> [EXERCISE INSTRUCTIONS]: Copy the material that follows word for word and omit its pictures.
--- Begin DATA BLOCK ---
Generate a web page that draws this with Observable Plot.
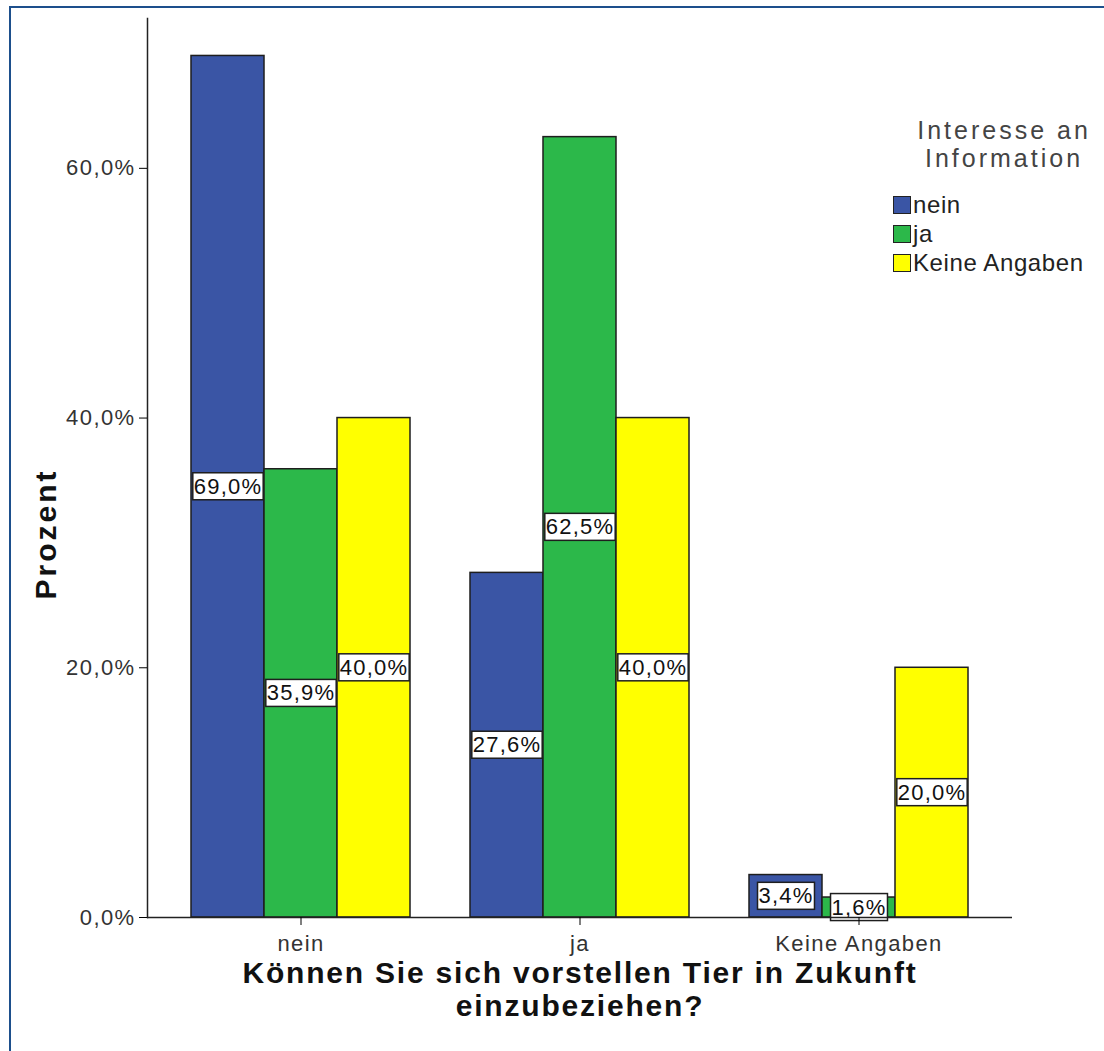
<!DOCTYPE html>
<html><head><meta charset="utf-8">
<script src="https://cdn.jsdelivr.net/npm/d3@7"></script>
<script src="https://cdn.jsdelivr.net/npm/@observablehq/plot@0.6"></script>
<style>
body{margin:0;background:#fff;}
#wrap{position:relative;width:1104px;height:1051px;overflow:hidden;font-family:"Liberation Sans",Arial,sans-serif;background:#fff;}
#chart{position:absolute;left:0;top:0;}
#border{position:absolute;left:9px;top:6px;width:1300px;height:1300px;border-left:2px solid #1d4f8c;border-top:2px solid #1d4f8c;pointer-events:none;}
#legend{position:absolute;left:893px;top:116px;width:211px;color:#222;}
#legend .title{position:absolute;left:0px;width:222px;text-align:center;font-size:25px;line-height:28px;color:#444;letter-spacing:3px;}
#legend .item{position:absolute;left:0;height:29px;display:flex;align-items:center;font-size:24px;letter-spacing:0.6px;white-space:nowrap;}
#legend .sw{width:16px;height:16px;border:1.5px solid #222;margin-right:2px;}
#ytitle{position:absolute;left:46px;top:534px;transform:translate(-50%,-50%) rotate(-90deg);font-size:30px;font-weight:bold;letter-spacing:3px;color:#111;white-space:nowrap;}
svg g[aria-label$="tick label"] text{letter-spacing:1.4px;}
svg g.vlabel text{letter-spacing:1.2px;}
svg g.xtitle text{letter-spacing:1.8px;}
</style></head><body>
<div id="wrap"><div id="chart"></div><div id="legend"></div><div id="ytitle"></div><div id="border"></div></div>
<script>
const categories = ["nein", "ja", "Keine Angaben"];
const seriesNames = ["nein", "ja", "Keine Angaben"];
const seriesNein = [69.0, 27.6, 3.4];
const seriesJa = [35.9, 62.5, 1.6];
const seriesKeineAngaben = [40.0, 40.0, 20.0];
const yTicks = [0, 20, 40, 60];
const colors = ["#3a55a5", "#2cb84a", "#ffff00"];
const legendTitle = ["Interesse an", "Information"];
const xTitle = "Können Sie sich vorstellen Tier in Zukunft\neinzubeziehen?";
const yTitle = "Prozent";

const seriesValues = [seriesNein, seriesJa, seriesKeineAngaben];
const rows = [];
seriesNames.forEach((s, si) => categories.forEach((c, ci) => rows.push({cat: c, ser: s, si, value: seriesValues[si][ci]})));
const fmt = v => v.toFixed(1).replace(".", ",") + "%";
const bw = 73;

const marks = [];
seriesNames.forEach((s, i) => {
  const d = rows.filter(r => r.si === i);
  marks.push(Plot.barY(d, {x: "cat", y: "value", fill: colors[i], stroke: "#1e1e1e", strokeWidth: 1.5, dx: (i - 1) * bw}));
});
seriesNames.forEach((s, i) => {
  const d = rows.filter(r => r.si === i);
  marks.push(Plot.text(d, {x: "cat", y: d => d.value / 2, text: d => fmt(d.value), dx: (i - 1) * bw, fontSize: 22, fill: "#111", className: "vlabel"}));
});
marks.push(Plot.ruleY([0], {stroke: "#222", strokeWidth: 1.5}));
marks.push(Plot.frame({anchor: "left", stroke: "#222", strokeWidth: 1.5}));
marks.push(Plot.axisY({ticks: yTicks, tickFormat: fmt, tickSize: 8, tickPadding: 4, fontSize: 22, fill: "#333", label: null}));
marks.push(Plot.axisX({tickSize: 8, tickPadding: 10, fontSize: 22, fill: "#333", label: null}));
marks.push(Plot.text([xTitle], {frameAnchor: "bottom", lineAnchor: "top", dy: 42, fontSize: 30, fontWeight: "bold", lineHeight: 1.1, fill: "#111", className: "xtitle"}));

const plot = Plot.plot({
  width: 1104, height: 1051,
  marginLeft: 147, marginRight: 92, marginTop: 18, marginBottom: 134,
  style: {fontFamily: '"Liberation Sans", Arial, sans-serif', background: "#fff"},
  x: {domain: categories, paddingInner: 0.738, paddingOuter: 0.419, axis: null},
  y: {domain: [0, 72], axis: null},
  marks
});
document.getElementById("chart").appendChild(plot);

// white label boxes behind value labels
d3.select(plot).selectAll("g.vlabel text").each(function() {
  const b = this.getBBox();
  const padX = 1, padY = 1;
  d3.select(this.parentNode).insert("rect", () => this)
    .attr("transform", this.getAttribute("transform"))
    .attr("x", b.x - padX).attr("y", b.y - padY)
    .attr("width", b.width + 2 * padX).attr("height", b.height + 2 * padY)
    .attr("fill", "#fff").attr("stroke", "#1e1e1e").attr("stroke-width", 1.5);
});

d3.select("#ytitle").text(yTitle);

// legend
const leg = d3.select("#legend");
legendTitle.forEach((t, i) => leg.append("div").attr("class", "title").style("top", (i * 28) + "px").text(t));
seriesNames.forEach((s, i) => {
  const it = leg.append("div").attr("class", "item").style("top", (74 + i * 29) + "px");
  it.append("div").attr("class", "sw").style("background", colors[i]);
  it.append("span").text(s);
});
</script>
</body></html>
--- End DATA BLOCK ---
> [ANSWER TO THIS EXERCISE]:
Generate a web page that draws this with Observable Plot.
<!DOCTYPE html>
<html><head><meta charset="utf-8">
<script src="https://cdn.jsdelivr.net/npm/d3@7"></script>
<script src="https://cdn.jsdelivr.net/npm/@observablehq/plot@0.6"></script>
<style>
body{margin:0;background:#fff;}
#wrap{position:relative;width:1104px;height:1051px;overflow:hidden;font-family:"Liberation Sans",Arial,sans-serif;background:#fff;}
#chart{position:absolute;left:0;top:0;}
#border{position:absolute;left:9px;top:6px;width:1300px;height:1300px;border-left:2px solid #1d4f8c;border-top:2px solid #1d4f8c;pointer-events:none;}
#legend{position:absolute;left:893px;top:116px;width:211px;color:#222;}
#legend .title{position:absolute;left:0px;width:222px;text-align:center;font-size:25px;line-height:28px;color:#444;letter-spacing:3px;}
#legend .item{position:absolute;left:0;height:29px;display:flex;align-items:center;font-size:24px;letter-spacing:0.6px;white-space:nowrap;}
#legend .sw{width:16px;height:16px;border:1.5px solid #222;margin-right:2px;}
#ytitle{position:absolute;left:46px;top:534px;transform:translate(-50%,-50%) rotate(-90deg);font-size:30px;font-weight:bold;letter-spacing:3px;color:#111;white-space:nowrap;}
svg g[aria-label$="tick label"] text{letter-spacing:1.4px;}
svg g.vlabel text{letter-spacing:1.2px;}
svg g.xtitle text{letter-spacing:1.8px;}
</style></head><body>
<div id="wrap"><div id="chart"></div><div id="legend"></div><div id="ytitle"></div><div id="border"></div></div>
<script>
const categories = ["nein", "ja", "Keine Angaben"];
const seriesNames = ["nein", "ja", "Keine Angaben"];
const seriesNein = [69.0, 27.6, 3.4];
const seriesJa = [35.9, 62.5, 1.6];
const seriesKeineAngaben = [40.0, 40.0, 20.0];
const yTicks = [0, 20, 40, 60];
const colors = ["#3a55a5", "#2cb84a", "#ffff00"];
const legendTitle = ["Interesse an", "Information"];
const xTitle = "Können Sie sich vorstellen Tier in Zukunft\neinzubeziehen?";
const yTitle = "Prozent";

const seriesValues = [seriesNein, seriesJa, seriesKeineAngaben];
const rows = [];
seriesNames.forEach((s, si) => categories.forEach((c, ci) => rows.push({cat: c, ser: s, si, value: seriesValues[si][ci]})));
const fmt = v => v.toFixed(1).replace(".", ",") + "%";
const bw = 73;

const marks = [];
seriesNames.forEach((s, i) => {
  const d = rows.filter(r => r.si === i);
  marks.push(Plot.barY(d, {x: "cat", y: "value", fill: colors[i], stroke: "#1e1e1e", strokeWidth: 1.5, dx: (i - 1) * bw}));
});
seriesNames.forEach((s, i) => {
  const d = rows.filter(r => r.si === i);
  marks.push(Plot.text(d, {x: "cat", y: d => d.value / 2, text: d => fmt(d.value), dx: (i - 1) * bw, fontSize: 22, fill: "#111", className: "vlabel"}));
});
marks.push(Plot.ruleY([0], {stroke: "#222", strokeWidth: 1.5}));
marks.push(Plot.frame({anchor: "left", stroke: "#222", strokeWidth: 1.5}));
marks.push(Plot.axisY({ticks: yTicks, tickFormat: fmt, tickSize: 8, tickPadding: 4, fontSize: 22, fill: "#333", label: null}));
marks.push(Plot.axisX({tickSize: 8, tickPadding: 10, fontSize: 22, fill: "#333", label: null}));
marks.push(Plot.text([xTitle], {frameAnchor: "bottom", lineAnchor: "top", dy: 42, fontSize: 30, fontWeight: "bold", lineHeight: 1.1, fill: "#111", className: "xtitle"}));

const plot = Plot.plot({
  width: 1104, height: 1051,
  marginLeft: 147, marginRight: 92, marginTop: 18, marginBottom: 134,
  style: {fontFamily: '"Liberation Sans", Arial, sans-serif', background: "#fff"},
  x: {domain: categories, paddingInner: 0.738, paddingOuter: 0.419, axis: null},
  y: {domain: [0, 72], axis: null},
  marks
});
document.getElementById("chart").appendChild(plot);

// white label boxes behind value labels
d3.select(plot).selectAll("g.vlabel text").each(function() {
  const b = this.getBBox();
  const padX = 1, padY = 1;
  d3.select(this.parentNode).insert("rect", () => this)
    .attr("transform", this.getAttribute("transform"))
    .attr("x", b.x - padX).attr("y", b.y - padY)
    .attr("width", b.width + 2 * padX).attr("height", b.height + 2 * padY)
    .attr("fill", "#fff").attr("stroke", "#1e1e1e").attr("stroke-width", 1.5);
});

d3.select("#ytitle").text(yTitle);

// legend
const leg = d3.select("#legend");
legendTitle.forEach((t, i) => leg.append("div").attr("class", "title").style("top", (i * 28) + "px").text(t));
seriesNames.forEach((s, i) => {
  const it = leg.append("div").attr("class", "item").style("top", (74 + i * 29) + "px");
  it.append("div").attr("class", "sw").style("background", colors[i]);
  it.append("span").text(s);
});
</script>
</body></html>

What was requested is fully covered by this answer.